Anna tells me there is no deliberate message in her work though one may emerge as it develops. Indeed some of the best art is produced when the artist doesn't think about it too much.
I like this enigmatic quality Anna brings to her work. This piece is about four feet square, pastel and other wet media on thick tinted paper. See more of her work on her website.

Sunday, November 09, 2008

Student Work at CyCA

Setareh Aliahmadi is a first year BA student from Iran and studying at CyCA in Larnaka. This is a portrait she painted of a Greek Orthodox Priest up in the Trodos Hills. What struck me is the standard of this work. I think she could go far.

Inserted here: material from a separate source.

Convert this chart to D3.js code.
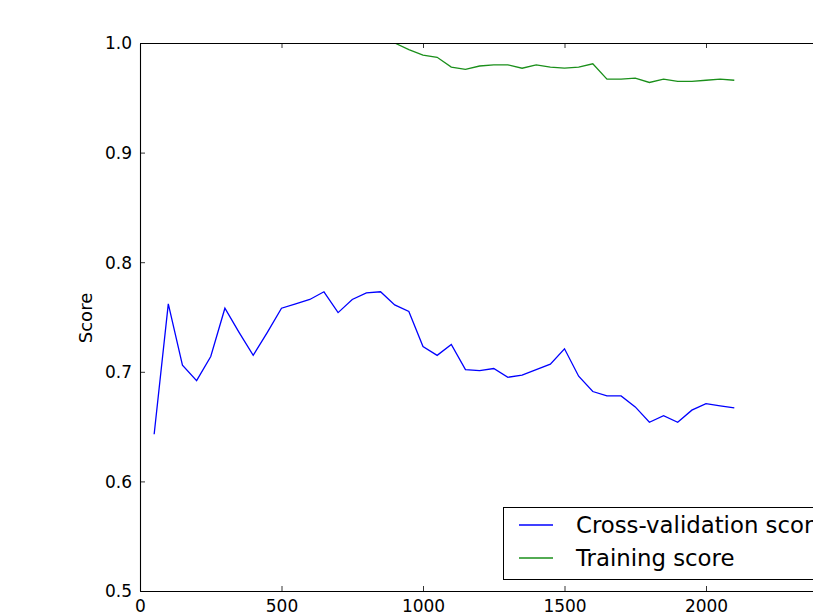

The work is about four feet tall so is just about life-size.

Saturday, November 08, 2008


The breakers here have formed an amphitheatre around a slightly raised sandbank. I painted this just before I left for Cyprus last September. This picture has a Cyprus connection; it is of a small stretch of beach midway between Pafos and Coral Bay. This is an area of coastline made up of low lying cliffs and several small coves. The cliffs are never more than say, 3 metres or ten feet high so this is no Cornwall. What is interesting though, is how rough the sea is on this western tip of the Island compared to Larnaca where is can be as flat as a millpond.
This painting is A3 (30 x 42 cm) size, gouache on 300 gsm cartridge.
These postings have been a bit infrequent of late but I'll try to rectify this even if its just to show some art. I intend to show the work of one or two Cypriot artists.